[Dataset rows]
********

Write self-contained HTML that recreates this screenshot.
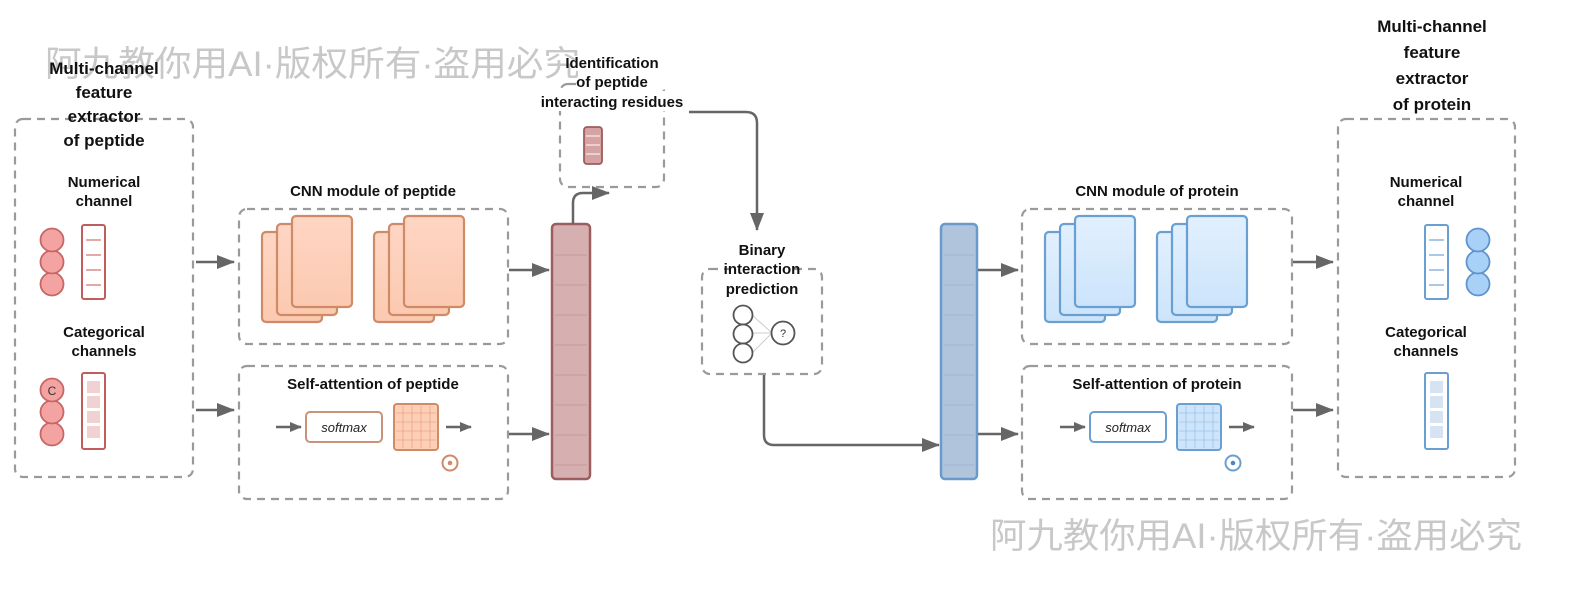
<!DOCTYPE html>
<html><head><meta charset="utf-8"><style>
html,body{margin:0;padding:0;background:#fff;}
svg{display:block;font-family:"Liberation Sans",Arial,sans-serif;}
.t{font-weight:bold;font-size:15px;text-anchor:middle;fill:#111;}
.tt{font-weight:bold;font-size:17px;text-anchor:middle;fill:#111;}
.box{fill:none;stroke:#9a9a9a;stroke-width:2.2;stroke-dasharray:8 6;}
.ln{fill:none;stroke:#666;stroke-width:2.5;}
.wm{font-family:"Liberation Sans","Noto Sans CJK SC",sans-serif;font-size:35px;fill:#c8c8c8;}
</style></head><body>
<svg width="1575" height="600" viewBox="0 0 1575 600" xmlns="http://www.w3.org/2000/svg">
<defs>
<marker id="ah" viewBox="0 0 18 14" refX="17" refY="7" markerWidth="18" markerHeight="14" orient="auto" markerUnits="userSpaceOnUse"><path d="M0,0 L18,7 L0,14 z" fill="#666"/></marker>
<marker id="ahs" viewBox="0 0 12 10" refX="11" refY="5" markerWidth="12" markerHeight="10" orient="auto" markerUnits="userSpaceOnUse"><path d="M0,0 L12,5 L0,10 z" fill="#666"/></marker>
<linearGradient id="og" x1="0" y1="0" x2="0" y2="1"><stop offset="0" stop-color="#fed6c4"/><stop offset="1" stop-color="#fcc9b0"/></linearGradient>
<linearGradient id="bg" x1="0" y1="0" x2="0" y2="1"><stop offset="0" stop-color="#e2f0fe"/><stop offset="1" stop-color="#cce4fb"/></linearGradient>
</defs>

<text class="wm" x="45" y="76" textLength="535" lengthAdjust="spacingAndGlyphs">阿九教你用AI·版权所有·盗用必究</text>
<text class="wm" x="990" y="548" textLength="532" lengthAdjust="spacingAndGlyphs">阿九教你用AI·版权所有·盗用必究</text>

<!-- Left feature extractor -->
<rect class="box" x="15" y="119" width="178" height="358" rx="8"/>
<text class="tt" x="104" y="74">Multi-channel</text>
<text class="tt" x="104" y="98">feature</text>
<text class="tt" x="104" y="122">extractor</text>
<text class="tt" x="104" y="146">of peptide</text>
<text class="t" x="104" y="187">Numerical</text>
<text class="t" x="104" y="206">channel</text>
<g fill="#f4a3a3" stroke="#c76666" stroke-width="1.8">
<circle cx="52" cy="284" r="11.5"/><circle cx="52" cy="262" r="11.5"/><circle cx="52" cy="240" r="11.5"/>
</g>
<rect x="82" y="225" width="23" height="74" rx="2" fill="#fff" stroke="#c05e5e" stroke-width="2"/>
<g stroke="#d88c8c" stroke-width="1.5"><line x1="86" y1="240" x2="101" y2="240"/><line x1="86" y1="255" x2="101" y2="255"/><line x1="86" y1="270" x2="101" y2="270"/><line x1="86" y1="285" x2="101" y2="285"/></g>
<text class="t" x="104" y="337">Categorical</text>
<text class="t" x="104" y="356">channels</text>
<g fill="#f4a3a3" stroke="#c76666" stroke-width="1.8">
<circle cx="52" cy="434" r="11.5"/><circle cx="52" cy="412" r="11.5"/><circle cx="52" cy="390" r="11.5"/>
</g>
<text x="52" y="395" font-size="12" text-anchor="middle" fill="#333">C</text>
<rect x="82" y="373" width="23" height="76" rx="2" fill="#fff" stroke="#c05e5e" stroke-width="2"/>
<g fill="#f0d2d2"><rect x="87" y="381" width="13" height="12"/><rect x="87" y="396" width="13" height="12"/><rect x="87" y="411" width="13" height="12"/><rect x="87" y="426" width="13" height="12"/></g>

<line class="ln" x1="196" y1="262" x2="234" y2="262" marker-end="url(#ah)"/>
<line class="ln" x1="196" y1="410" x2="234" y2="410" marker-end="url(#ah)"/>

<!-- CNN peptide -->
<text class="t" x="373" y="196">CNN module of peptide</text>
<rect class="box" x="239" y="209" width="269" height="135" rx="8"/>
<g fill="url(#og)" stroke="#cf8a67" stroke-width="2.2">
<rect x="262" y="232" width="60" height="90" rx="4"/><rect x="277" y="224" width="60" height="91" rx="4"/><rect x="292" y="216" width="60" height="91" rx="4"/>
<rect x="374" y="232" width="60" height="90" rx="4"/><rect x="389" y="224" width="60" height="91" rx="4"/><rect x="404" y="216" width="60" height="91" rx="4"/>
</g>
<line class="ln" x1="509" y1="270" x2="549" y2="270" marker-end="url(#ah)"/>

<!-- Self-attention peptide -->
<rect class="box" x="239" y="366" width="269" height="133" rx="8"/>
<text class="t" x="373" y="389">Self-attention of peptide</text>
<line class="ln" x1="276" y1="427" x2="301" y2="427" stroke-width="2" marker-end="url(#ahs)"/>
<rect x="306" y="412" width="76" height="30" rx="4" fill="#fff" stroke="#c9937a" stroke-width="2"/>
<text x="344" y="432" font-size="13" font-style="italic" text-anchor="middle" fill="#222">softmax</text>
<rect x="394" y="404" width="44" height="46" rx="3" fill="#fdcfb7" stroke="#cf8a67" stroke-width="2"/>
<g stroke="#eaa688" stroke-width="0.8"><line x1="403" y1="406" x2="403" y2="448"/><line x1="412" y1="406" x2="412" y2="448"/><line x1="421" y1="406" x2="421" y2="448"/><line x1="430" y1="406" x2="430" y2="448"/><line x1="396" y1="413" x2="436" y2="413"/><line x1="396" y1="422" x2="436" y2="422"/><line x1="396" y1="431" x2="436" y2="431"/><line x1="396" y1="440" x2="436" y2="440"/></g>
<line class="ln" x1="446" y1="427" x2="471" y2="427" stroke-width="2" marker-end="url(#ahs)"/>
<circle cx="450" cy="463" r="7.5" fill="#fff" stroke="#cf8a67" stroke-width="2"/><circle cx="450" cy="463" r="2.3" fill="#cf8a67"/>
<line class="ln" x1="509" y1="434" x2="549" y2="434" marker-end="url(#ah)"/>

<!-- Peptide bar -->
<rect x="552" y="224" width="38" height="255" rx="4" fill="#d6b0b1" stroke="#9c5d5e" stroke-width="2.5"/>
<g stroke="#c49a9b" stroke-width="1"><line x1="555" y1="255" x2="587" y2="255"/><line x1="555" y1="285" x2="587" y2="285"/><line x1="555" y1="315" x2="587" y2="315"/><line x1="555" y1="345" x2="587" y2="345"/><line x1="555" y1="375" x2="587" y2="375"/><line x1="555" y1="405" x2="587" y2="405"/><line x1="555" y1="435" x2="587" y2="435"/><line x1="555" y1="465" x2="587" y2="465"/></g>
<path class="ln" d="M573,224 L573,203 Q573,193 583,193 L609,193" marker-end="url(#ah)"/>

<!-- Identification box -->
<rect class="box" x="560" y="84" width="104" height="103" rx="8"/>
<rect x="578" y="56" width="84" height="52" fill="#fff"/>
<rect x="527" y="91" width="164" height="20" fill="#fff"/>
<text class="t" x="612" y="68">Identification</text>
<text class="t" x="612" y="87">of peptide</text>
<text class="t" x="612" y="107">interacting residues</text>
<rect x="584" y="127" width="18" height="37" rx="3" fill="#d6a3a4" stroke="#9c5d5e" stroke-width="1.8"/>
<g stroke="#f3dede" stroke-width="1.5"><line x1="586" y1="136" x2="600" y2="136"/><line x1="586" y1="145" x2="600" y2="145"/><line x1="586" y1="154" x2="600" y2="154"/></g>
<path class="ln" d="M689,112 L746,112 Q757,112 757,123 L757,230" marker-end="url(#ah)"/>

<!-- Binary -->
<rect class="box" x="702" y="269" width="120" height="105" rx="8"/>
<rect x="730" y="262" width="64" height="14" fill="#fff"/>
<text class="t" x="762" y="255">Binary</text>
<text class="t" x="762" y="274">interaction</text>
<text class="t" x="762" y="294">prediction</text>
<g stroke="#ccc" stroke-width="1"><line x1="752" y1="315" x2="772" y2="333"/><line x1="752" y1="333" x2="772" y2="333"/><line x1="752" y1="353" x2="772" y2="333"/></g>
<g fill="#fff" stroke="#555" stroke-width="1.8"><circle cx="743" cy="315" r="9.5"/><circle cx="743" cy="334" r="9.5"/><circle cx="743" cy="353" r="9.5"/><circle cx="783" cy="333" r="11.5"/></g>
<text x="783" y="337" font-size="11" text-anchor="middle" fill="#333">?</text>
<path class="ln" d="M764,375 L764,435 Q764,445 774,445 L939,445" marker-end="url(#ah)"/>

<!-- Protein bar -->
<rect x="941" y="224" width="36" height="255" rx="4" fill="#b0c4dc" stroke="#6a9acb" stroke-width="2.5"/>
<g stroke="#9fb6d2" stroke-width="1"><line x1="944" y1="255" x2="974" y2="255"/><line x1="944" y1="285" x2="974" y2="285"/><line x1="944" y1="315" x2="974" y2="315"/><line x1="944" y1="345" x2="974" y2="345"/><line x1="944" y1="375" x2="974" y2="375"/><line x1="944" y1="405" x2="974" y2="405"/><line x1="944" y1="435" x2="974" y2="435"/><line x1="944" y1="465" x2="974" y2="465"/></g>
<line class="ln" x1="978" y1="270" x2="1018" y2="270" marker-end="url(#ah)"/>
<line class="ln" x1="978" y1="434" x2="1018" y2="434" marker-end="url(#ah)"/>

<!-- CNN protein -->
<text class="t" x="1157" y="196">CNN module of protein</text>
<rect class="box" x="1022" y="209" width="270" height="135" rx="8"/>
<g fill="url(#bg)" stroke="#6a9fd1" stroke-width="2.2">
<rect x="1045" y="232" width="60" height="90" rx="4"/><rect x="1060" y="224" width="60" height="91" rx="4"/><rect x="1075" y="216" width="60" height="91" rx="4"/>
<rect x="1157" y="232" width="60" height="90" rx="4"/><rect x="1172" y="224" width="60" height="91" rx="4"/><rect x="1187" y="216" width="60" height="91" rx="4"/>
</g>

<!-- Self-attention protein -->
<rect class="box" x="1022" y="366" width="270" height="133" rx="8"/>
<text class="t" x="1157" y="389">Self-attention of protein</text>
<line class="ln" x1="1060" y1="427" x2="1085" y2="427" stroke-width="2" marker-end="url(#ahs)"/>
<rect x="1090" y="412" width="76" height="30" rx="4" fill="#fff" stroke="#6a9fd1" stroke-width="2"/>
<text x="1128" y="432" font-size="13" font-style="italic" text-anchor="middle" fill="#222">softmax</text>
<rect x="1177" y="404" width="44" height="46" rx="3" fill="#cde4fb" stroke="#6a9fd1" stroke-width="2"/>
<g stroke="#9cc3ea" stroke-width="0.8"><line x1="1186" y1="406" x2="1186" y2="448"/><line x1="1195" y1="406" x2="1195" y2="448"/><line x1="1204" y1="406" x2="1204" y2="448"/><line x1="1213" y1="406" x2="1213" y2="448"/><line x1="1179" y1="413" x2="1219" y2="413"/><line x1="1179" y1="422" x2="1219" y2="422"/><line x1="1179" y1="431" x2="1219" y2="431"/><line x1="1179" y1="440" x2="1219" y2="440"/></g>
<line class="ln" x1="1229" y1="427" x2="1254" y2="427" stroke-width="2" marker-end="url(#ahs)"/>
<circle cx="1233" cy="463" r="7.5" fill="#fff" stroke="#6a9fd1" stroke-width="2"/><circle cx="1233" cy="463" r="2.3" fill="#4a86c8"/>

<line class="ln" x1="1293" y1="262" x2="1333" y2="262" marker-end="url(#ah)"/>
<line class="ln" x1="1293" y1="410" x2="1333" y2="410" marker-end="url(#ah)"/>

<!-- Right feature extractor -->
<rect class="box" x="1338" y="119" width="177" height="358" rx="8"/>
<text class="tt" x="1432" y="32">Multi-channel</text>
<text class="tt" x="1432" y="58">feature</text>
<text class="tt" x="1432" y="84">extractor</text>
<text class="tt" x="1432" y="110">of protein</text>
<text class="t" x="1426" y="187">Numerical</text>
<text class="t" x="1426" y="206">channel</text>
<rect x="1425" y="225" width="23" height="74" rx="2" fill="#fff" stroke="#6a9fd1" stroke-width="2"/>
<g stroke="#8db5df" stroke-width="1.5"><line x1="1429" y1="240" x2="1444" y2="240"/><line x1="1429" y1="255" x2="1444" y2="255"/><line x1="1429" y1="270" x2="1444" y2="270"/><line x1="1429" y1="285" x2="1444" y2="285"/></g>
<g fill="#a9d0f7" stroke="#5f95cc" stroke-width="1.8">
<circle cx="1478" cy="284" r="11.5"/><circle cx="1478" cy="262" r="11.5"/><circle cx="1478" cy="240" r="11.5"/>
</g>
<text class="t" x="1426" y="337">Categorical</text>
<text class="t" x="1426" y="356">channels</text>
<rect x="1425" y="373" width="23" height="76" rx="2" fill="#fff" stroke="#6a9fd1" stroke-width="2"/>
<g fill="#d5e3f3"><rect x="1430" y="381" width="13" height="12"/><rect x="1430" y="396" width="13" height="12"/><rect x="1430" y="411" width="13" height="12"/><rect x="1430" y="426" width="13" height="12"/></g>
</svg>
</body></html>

********

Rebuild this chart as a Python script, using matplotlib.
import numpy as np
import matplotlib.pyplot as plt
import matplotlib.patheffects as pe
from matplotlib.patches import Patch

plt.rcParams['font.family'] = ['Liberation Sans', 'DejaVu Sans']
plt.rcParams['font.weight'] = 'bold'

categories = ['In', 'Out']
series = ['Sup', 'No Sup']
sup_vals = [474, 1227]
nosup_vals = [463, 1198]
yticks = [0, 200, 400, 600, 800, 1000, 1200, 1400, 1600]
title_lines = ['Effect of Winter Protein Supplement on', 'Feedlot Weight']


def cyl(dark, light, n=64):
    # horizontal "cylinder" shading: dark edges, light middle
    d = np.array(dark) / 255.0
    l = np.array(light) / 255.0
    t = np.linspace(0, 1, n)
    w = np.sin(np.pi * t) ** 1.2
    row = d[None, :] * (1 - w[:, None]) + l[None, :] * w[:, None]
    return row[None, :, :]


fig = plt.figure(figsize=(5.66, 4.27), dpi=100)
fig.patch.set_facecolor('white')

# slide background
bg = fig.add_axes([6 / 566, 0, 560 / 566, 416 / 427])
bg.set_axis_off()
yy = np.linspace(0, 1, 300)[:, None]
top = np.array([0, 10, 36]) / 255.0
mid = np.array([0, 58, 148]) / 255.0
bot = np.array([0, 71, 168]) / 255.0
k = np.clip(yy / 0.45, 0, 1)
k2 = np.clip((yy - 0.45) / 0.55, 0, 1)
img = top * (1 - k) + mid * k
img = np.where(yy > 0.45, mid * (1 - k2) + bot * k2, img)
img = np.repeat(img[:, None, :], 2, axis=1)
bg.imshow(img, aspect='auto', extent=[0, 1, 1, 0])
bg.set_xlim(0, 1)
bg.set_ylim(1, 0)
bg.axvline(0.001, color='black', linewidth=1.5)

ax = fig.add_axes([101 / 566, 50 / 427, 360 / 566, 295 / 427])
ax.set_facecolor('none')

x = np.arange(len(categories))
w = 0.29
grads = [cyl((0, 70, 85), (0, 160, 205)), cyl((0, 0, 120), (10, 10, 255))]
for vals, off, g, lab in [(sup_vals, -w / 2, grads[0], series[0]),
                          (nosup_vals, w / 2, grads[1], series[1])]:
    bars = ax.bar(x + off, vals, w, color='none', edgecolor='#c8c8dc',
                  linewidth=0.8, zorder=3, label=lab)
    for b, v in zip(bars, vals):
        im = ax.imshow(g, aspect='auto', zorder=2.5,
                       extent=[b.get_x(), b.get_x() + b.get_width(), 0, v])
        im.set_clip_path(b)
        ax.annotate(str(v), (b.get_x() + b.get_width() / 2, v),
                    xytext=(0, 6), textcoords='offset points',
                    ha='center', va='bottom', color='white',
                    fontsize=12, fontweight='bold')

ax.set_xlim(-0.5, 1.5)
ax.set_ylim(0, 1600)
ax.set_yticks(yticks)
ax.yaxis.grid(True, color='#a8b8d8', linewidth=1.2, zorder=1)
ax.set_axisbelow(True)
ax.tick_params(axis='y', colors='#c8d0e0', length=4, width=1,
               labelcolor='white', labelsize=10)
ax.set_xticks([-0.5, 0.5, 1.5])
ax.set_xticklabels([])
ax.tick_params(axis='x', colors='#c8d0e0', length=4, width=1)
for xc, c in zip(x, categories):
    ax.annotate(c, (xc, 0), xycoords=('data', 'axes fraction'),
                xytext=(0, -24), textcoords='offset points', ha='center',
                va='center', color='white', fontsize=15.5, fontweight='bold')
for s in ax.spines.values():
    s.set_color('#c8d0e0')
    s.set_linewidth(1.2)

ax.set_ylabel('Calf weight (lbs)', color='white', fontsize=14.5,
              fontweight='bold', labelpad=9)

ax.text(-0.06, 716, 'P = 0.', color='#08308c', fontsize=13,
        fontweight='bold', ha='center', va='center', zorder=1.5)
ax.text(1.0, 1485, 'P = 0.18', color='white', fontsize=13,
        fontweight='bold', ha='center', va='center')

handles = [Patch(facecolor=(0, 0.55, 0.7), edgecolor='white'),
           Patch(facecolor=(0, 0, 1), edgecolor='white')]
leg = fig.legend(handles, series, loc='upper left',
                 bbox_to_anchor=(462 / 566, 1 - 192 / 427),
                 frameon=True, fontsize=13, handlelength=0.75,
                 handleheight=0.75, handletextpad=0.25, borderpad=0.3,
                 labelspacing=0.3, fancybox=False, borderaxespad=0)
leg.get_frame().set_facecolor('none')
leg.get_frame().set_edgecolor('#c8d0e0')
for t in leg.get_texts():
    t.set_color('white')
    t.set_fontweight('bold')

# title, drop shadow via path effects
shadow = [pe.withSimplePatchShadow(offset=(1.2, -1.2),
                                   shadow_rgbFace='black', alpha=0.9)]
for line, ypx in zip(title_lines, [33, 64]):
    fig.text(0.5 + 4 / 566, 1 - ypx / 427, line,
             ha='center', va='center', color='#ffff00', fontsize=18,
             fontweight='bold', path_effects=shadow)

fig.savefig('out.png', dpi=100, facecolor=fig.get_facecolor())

********

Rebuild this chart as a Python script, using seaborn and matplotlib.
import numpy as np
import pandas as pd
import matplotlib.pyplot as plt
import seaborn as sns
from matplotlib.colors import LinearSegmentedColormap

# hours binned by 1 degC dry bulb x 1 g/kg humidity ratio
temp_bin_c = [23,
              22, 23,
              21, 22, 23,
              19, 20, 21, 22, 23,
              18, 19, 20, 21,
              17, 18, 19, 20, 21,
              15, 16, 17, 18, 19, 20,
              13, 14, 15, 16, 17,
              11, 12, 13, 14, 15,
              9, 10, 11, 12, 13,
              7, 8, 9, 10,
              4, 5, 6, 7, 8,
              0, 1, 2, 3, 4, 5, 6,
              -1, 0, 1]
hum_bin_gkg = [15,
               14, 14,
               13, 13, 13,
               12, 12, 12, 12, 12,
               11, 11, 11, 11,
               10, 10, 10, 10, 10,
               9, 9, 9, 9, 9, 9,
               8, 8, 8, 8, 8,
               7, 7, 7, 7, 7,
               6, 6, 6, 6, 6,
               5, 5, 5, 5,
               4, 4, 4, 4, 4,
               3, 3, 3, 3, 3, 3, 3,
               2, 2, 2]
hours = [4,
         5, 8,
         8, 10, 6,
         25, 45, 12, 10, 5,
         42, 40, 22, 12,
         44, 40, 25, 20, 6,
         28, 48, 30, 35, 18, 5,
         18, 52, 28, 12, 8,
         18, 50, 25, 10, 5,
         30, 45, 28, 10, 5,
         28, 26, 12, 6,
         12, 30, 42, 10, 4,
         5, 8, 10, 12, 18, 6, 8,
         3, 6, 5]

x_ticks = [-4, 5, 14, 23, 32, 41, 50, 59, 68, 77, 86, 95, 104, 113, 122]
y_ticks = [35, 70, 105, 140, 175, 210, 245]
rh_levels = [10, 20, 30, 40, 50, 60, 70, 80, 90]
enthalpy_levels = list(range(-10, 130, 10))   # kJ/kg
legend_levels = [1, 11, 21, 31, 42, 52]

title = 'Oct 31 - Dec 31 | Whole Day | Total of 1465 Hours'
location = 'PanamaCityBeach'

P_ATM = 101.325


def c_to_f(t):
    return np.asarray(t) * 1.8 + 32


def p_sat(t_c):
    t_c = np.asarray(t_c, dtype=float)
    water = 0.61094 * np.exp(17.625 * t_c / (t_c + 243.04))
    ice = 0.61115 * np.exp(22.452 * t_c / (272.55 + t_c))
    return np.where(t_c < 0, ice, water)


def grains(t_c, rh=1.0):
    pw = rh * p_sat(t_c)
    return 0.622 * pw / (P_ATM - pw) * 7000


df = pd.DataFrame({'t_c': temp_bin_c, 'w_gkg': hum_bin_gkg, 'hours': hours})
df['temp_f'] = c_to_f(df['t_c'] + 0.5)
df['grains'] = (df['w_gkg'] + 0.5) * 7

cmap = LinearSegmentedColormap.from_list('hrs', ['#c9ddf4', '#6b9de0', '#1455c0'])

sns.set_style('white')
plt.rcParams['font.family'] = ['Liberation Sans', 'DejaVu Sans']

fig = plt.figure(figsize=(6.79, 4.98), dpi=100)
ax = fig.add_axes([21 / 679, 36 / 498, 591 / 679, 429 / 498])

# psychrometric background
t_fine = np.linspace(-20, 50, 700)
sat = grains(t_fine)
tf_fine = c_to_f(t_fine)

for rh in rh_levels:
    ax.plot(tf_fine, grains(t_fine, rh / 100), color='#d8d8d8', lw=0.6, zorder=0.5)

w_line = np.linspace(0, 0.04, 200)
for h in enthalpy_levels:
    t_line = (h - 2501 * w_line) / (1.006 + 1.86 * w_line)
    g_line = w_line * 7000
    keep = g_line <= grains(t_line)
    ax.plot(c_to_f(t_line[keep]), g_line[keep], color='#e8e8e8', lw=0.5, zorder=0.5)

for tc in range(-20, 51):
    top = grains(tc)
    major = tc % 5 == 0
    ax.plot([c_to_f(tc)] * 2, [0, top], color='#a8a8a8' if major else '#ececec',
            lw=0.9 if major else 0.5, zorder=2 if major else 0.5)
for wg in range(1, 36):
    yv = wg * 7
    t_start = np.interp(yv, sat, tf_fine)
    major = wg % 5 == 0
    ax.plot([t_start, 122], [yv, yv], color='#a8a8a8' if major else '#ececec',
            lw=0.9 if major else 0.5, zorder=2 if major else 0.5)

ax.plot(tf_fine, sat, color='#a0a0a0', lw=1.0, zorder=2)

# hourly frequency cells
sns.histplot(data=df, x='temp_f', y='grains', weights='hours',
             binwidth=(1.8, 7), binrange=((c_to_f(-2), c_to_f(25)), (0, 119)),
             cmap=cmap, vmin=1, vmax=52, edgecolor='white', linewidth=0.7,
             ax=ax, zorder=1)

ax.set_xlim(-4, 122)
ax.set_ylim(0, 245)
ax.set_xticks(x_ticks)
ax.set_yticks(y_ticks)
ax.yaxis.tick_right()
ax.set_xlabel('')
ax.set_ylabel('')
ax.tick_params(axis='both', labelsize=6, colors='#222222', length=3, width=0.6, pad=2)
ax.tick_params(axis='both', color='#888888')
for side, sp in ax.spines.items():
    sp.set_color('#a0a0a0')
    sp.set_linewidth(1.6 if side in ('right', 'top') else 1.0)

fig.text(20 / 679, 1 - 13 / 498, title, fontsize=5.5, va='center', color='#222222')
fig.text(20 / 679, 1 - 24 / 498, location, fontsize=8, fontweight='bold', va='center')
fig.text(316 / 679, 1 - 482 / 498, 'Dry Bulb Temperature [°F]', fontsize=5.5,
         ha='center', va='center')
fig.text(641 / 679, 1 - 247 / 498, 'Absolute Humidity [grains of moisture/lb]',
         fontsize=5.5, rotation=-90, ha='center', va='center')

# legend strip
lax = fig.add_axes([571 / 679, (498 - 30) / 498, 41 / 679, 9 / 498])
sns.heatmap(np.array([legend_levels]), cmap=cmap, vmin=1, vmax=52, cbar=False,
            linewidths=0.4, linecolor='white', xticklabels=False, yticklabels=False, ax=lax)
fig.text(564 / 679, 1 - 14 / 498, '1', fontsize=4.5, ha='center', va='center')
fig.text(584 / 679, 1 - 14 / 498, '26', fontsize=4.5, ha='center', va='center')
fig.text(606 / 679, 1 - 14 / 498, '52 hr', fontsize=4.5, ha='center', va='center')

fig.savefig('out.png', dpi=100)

********

**WORK REQUIRED**
The lines to extract from the data above begin with the line containing "Rebuild this chart as a Python script, using matplotlib." and end with the line containing "fig.patch.set_facecolor('white')". Extract them exactly, including both.

**EXERCISE ANSWER**
Rebuild this chart as a Python script, using matplotlib.
import numpy as np
import matplotlib.pyplot as plt
import matplotlib.patheffects as pe
from matplotlib.patches import Patch

plt.rcParams['font.family'] = ['Liberation Sans', 'DejaVu Sans']
plt.rcParams['font.weight'] = 'bold'

categories = ['In', 'Out']
series = ['Sup', 'No Sup']
sup_vals = [474, 1227]
nosup_vals = [463, 1198]
yticks = [0, 200, 400, 600, 800, 1000, 1200, 1400, 1600]
title_lines = ['Effect of Winter Protein Supplement on', 'Feedlot Weight']


def cyl(dark, light, n=64):
    # horizontal "cylinder" shading: dark edges, light middle
    d = np.array(dark) / 255.0
    l = np.array(light) / 255.0
    t = np.linspace(0, 1, n)
    w = np.sin(np.pi * t) ** 1.2
    row = d[None, :] * (1 - w[:, None]) + l[None, :] * w[:, None]
    return row[None, :, :]


fig = plt.figure(figsize=(5.66, 4.27), dpi=100)
fig.patch.set_facecolor('white')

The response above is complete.